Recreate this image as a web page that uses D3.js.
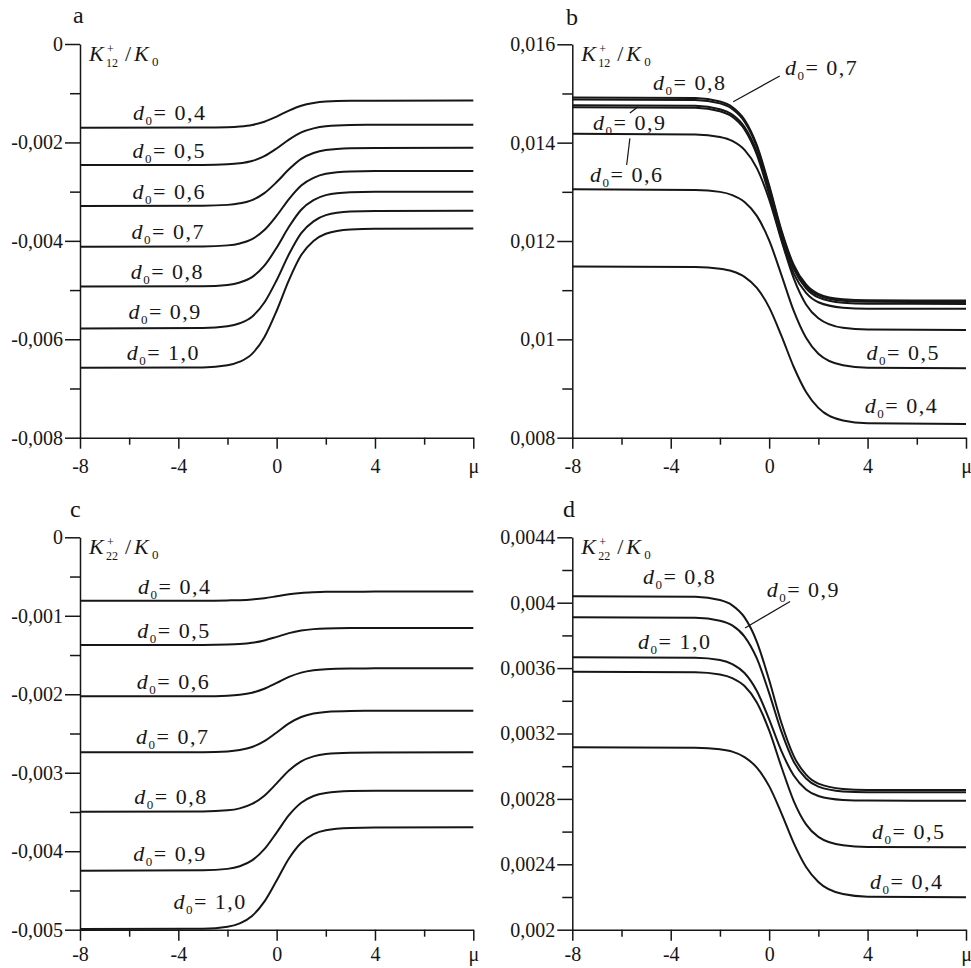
<!DOCTYPE html>
<html>
<head>
<meta charset="utf-8">
<script src="https://cdn.jsdelivr.net/npm/d3@7"></script>
<style>
  body { margin: 0; background: #fff; }
</style>
</head>
<body>
<div id="wrapper"></div>
<script>
// μ samples shared by every curve
const mu = [-8, -3, -2, -1.5, -1, -0.5, 0, 0.5, 1, 1.5, 2, 3, 4, 8]

// panel a : K12+/K0, d0 = 0,4 ... 1,0
const d0A = ["0,4", "0,5", "0,6", "0,7", "0,8", "0,9", "1,0"]
const k12a = [
    [-0.00170, -0.001698, -0.001690, -0.001676, -0.001645, -0.001579, -0.001474, -0.001353, -0.001254, -0.001199, -0.001170, -0.001153, -0.001151, -0.00115],
    [-0.00246, -0.002458, -0.002445, -0.002424, -0.002378, -0.002280, -0.002124, -0.001943, -0.001796, -0.001714, -0.001670, -0.001645, -0.001641, -0.00164],
    [-0.00329, -0.003286, -0.003269, -0.003238, -0.003172, -0.003030, -0.002806, -0.002547, -0.002334, -0.002216, -0.002154, -0.002117, -0.002111, -0.00211],
    [-0.00412, -0.004115, -0.004092, -0.004052, -0.003966, -0.003781, -0.003489, -0.003150, -0.002873, -0.002719, -0.002637, -0.002589, -0.002582, -0.00258],
    [-0.00493, -0.004924, -0.004895, -0.004845, -0.004737, -0.004505, -0.004139, -0.003714, -0.003367, -0.003174, -0.003071, -0.003012, -0.003002, -0.00300],
    [-0.00578, -0.005773, -0.005737, -0.005675, -0.005541, -0.005254, -0.004800, -0.004274, -0.003844, -0.003605, -0.003478, -0.003404, -0.003392, -0.00339],
    [-0.00658, -0.006572, -0.006529, -0.006456, -0.006297, -0.005957, -0.005420, -0.004797, -0.004288, -0.004005, -0.003855, -0.003767, -0.003753, -0.00375]
]

// panel b : K12+/K0
const d0B = ["0,4", "0,5", "0,6", "0,7", "0,8", "0,9", "1,0"]
const k12b = [
    [0.01148, 0.011470, 0.011435, 0.011384, 0.011272, 0.011045, 0.010651, 0.010072, 0.009438, 0.008930, 0.008606, 0.008350, 0.008294, 0.00828],
    [0.01305, 0.013039, 0.012999, 0.012934, 0.012795, 0.012511, 0.012013, 0.011306, 0.010578, 0.010032, 0.009708, 0.009472, 0.009421, 0.00941],
    [0.01418, 0.014168, 0.014116, 0.014036, 0.013853, 0.013482, 0.012847, 0.012013, 0.011239, 0.010709, 0.010429, 0.010234, 0.010198, 0.01019],
    [0.01488, 0.014868, 0.014798, 0.014686, 0.014427, 0.013912, 0.013096, 0.012186, 0.011481, 0.011085, 0.010896, 0.010785, 0.010764, 0.01076],
    [0.01492, 0.014908, 0.014837, 0.014726, 0.014466, 0.013949, 0.013132, 0.012219, 0.011513, 0.011116, 0.010926, 0.010815, 0.010794, 0.01079],
    [0.01476, 0.014748, 0.014679, 0.014570, 0.014316, 0.013811, 0.013011, 0.012118, 0.011427, 0.011039, 0.010853, 0.010744, 0.010724, 0.01072],
    [0.01472, 0.014708, 0.014638, 0.014527, 0.014269, 0.013756, 0.012945, 0.012039, 0.011337, 0.010944, 0.010755, 0.010645, 0.010624, 0.01062]
]

// panel c : K22+/K0
const d0C = ["0,4", "0,5", "0,6", "0,7", "0,8", "0,9", "1,0"]
const k22c = [
    [-0.000807, -0.000807, -0.000804, -0.000801, -0.000792, -0.000776, -0.000752, -0.000727, -0.000709, -0.000700, -0.000695, -0.000693, -0.000692, -0.000692],
    [-0.001372, -0.001371, -0.001367, -0.001360, -0.001344, -0.001314, -0.001269, -0.001221, -0.001188, -0.001170, -0.001161, -0.001156, -0.001155, -0.001155],
    [-0.002026, -0.002025, -0.002018, -0.002006, -0.001980, -0.001930, -0.001856, -0.001779, -0.001724, -0.001694, -0.001680, -0.001672, -0.001670, -0.001670],
    [-0.002740, -0.002738, -0.002728, -0.002710, -0.002672, -0.002597, -0.002487, -0.002372, -0.002290, -0.002246, -0.002225, -0.002213, -0.002211, -0.002210],
    [-0.003496, -0.003493, -0.003479, -0.003454, -0.003398, -0.003293, -0.003135, -0.002971, -0.002854, -0.002791, -0.002761, -0.002744, -0.002741, -0.002740],
    [-0.004248, -0.004244, -0.004225, -0.004191, -0.004117, -0.003974, -0.003762, -0.003541, -0.003383, -0.003297, -0.003258, -0.003234, -0.003230, -0.003229],
    [-0.004992, -0.004987, -0.004962, -0.004919, -0.004825, -0.004643, -0.004374, -0.004093, -0.003892, -0.003783, -0.003732, -0.003703, -0.003697, -0.003696]
]

// panel d : K22+/K0
const d0D = ["0,4", "0,5", "0,8", "0,9", "1,0"]
const k22d = [
    [0.003116, 0.003113, 0.003103, 0.003089, 0.003056, 0.002991, 0.002878, 0.002712, 0.002530, 0.002384, 0.002292, 0.002218, 0.002202, 0.002198],
    [0.003578, 0.003575, 0.003561, 0.003539, 0.003490, 0.003390, 0.003219, 0.002995, 0.002787, 0.002644, 0.002568, 0.002516, 0.002506, 0.002504],
    [0.004040, 0.004036, 0.004016, 0.003984, 0.003910, 0.003761, 0.003527, 0.003264, 0.003062, 0.002948, 0.002893, 0.002861, 0.002855, 0.002854],
    [0.003911, 0.003908, 0.003890, 0.003861, 0.003793, 0.003659, 0.003447, 0.003211, 0.003027, 0.002925, 0.002875, 0.002846, 0.002841, 0.002840],
    [0.003666, 0.003663, 0.003649, 0.003625, 0.003570, 0.003460, 0.003286, 0.003092, 0.002943, 0.002858, 0.002818, 0.002794, 0.002790, 0.002789]
]

// axis ticks
const xTicks = [-8, -6, -4, -2, 0, 2, 4, 6, 8]
const xLabels = { "-8": "-8", "-4": "-4", "0": "0", "4": "4", "8": "μ" }
const yTicksA = [0, -0.001, -0.002, -0.003, -0.004, -0.005, -0.006, -0.007, -0.008]
const yMajorA = [0, -0.002, -0.004, -0.006, -0.008]
const yTicksB = [0.008, 0.009, 0.010, 0.011, 0.012, 0.013, 0.014, 0.015, 0.016]
const yMajorB = [0.008, 0.010, 0.012, 0.014, 0.016]
const yTicksC = [0, -0.0005, -0.001, -0.0015, -0.002, -0.0025, -0.003, -0.0035, -0.004, -0.0045, -0.005]
const yMajorC = [0, -0.001, -0.002, -0.003, -0.004, -0.005]
const yTicksD = [0.002, 0.0022, 0.0024, 0.0026, 0.0028, 0.003, 0.0032, 0.0034, 0.0036, 0.0038, 0.004, 0.0042, 0.0044]
const yMajorD = [0.002, 0.0024, 0.0028, 0.0032, 0.0036, 0.004, 0.0044]

// curve labels, [μ, value] of text start / baseline
const labelPosA = [[-5.84, -0.001535], [-5.86, -0.002323], [-5.86, -0.003157], [-5.90, -0.003970], [-5.94, -0.004783], [-6.03, -0.005596], [-6.10, -0.006423]]
const labelPosB = [[3.89, 0.0085], [3.96, 0.00958], [-7.28, 0.013206], [0.64, 0.015376], [-4.72, 0.01507], [-7.16, 0.014257], null]
const labelPosC = [[-5.64, -0.000723], [-5.67, -0.001283], [-5.69, -0.001933], [-5.72, -0.002634], [-5.79, -0.003399], [-5.83, -0.004129], [-4.20, -0.004737]]
const labelPosD = [[4.10, 0.002249], [4.18, 0.002555], [-5.13, 0.004114], [-0.10, 0.004033], [-5.33, 0.003717]]
// leader lines
const leadersB = [[[0.43, 0.015355], [-1.46, 0.014833]], [[-5.66, 0.014603], [-5.33, 0.014731]], [[-5.79, 0.013545], [-5.66, 0.014088]]]
const leadersD = [[[0.85, 0.004008], [-0.98, 0.003845]]]

const width = 971
const height = 968
const ink = "#161616"
const serif = "'Liberation Serif', 'DejaVu Serif', 'Noto Serif', 'Nimbus Roman', 'FreeSerif', 'Tinos', 'Times New Roman', serif"

const fmt = d3.formatLocale({ decimal: ",", thousands: " ", grouping: [3], currency: ["", ""], minus: "-" }).format(".4~f")
const same = (a, b) => Math.abs(a - b) < 1e-9

const svg = d3.select("#wrapper").append("svg")
    .attr("width", width)
    .attr("height", height)
    .style("display", "block")
    .style("font-family", serif)

const panels = [
    { letter: "a", lx: 73, ly: 23, left: 80, right: 473.3, top: 44, bottom: 437.7, dom: [-0.008, 0], ticks: yTicksA, major: yMajorA, series: k12a, names: d0A, labels: labelPosA, leaders: [], sub: "12", xpad: 10 },
    { letter: "b", lx: 566, ly: 25, left: 572.3, right: 966, top: 44.3, bottom: 437.7, dom: [0.008, 0.016], ticks: yTicksB, major: yMajorB, series: k12b, names: d0B, labels: labelPosB, leaders: leadersB, sub: "12", xpad: 10 },
    { letter: "c", lx: 70, ly: 517, left: 80, right: 473.3, top: 537.3, bottom: 929.7, dom: [-0.005, 0], ticks: yTicksC, major: yMajorC, series: k22c, names: d0C, labels: labelPosC, leaders: [], sub: "22", xpad: 6 },
    { letter: "d", lx: 563, ly: 517, left: 572.3, right: 966, top: 537.3, bottom: 929.7, dom: [0.002, 0.0044], ticks: yTicksD, major: yMajorD, series: k22d, names: d0D, labels: labelPosD, leaders: leadersD, sub: "22", xpad: 6 }
]

function drawTitle(g, x0, b, sub) {
    const t = g.append("g").attr("fill", ink).style("font-family", serif)
    t.append("text").attr("x", x0).attr("y", b).attr("font-size", 22).attr("font-style", "italic").text("K")
    t.append("text").attr("x", x0 + 18).attr("y", b - 8).attr("font-size", 12).text("+")
    t.append("text").attr("x", x0 + 17).attr("y", b + 6).attr("font-size", 12).text(sub)
    t.append("text").attr("x", x0 + 36).attr("y", b).attr("font-size", 22).text("/")
    t.append("text").attr("x", x0 + 45).attr("y", b).attr("font-size", 22).attr("font-style", "italic").text("K")
    t.append("text").attr("x", x0 + 63).attr("y", b + 5).attr("font-size", 13).text("0")
}

function drawLabel(g, x, y, name) {
    const t = g.append("text")
        .attr("x", x)
        .attr("y", y)
        .attr("font-size", 22)
        .style("font-family", serif)
        .attr("letter-spacing", 1.5)
        .attr("fill", ink)
    t.append("tspan").attr("font-style", "italic").text("d")
    t.append("tspan").attr("font-size", 13).attr("dy", 5).text("0")
    t.append("tspan").attr("dy", -5).text("= " + name)
}

panels.forEach(p => {
    const x = d3.scaleLinear().domain([-8, 8]).range([p.left, p.right])
    const y = d3.scaleLinear().domain(p.dom).range([p.bottom, p.top])
    const g = svg.append("g")

    g.append("text")
        .attr("x", p.lx)
        .attr("y", p.ly)
        .attr("font-size", 24)
        .style("font-family", serif)
        .attr("fill", ink)
        .text(p.letter)

    //纵轴
    const yAxis = g.append("g")
        .attr("transform", `translate(${p.left},0)`)
        .call(d3.axisLeft(y)
            .tickValues(p.ticks)
            .tickSize(15)
            .tickSizeOuter(0)
            .tickPadding(2)
            .tickFormat(v => p.major.some(m => same(m, v)) ? fmt(v) : ""))
    yAxis.selectAll(".tick")
        .filter(v => !p.major.some(m => same(m, v)))
        .select("line")
        .attr("x2", -10)

    //横轴
    const xAxis = g.append("g")
        .attr("transform", `translate(0,${p.bottom})`)
        .call(d3.axisBottom(x)
            .tickValues(xTicks)
            .tickSize(11)
            .tickSizeOuter(0)
            .tickPadding(p.xpad)
            .tickFormat(v => xLabels[v] || ""))
    xAxis.selectAll(".tick")
        .filter(v => !xLabels[v])
        .select("line")
        .attr("y2", 7)

    g.selectAll(".domain, .tick line")
        .attr("stroke", ink)
        .attr("stroke-width", 1.5)
    g.selectAll(".tick text")
        .attr("fill", ink)
        .attr("font-size", 20)
        .style("font-family", serif)

    drawTitle(g, p.left + 9, p.top + 17, p.sub)

    const line = d3.line()
        .x((v, i) => x(mu[i]))
        .y(v => y(v))
        .curve(d3.curveMonotoneX)

    g.append("g")
        .selectAll("path")
        .data(p.series)
        .join("path")
        .attr("d", line)
        .attr("fill", "none")
        .attr("stroke", ink)
        .attr("stroke-width", 2)

    p.labels.forEach((pos, i) => {
        if (pos) drawLabel(g, x(pos[0]), y(pos[1]), p.names[i])
    })

    g.append("g")
        .selectAll("line")
        .data(p.leaders)
        .join("line")
        .attr("x1", d => x(d[0][0]))
        .attr("y1", d => y(d[0][1]))
        .attr("x2", d => x(d[1][0]))
        .attr("y2", d => y(d[1][1]))
        .attr("stroke", ink)
        .attr("stroke-width", 1.2)
})
</script>
</body>
</html>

* Exercise goal
Quote, please, every line of the material above from its start through the line that has "1.5, 2, 3, 4, 8]", reproducing the words exactly and dropping any images.

* Response to the task
Recreate this image as a web page that uses D3.js.
<!DOCTYPE html>
<html>
<head>
<meta charset="utf-8">
<script src="https://cdn.jsdelivr.net/npm/d3@7"></script>
<style>
  body { margin: 0; background: #fff; }
</style>
</head>
<body>
<div id="wrapper"></div>
<script>
// μ samples shared by every curve
const mu = [-8, -3, -2, -1.5, -1, -0.5, 0, 0.5, 1, 1.5, 2, 3, 4, 8]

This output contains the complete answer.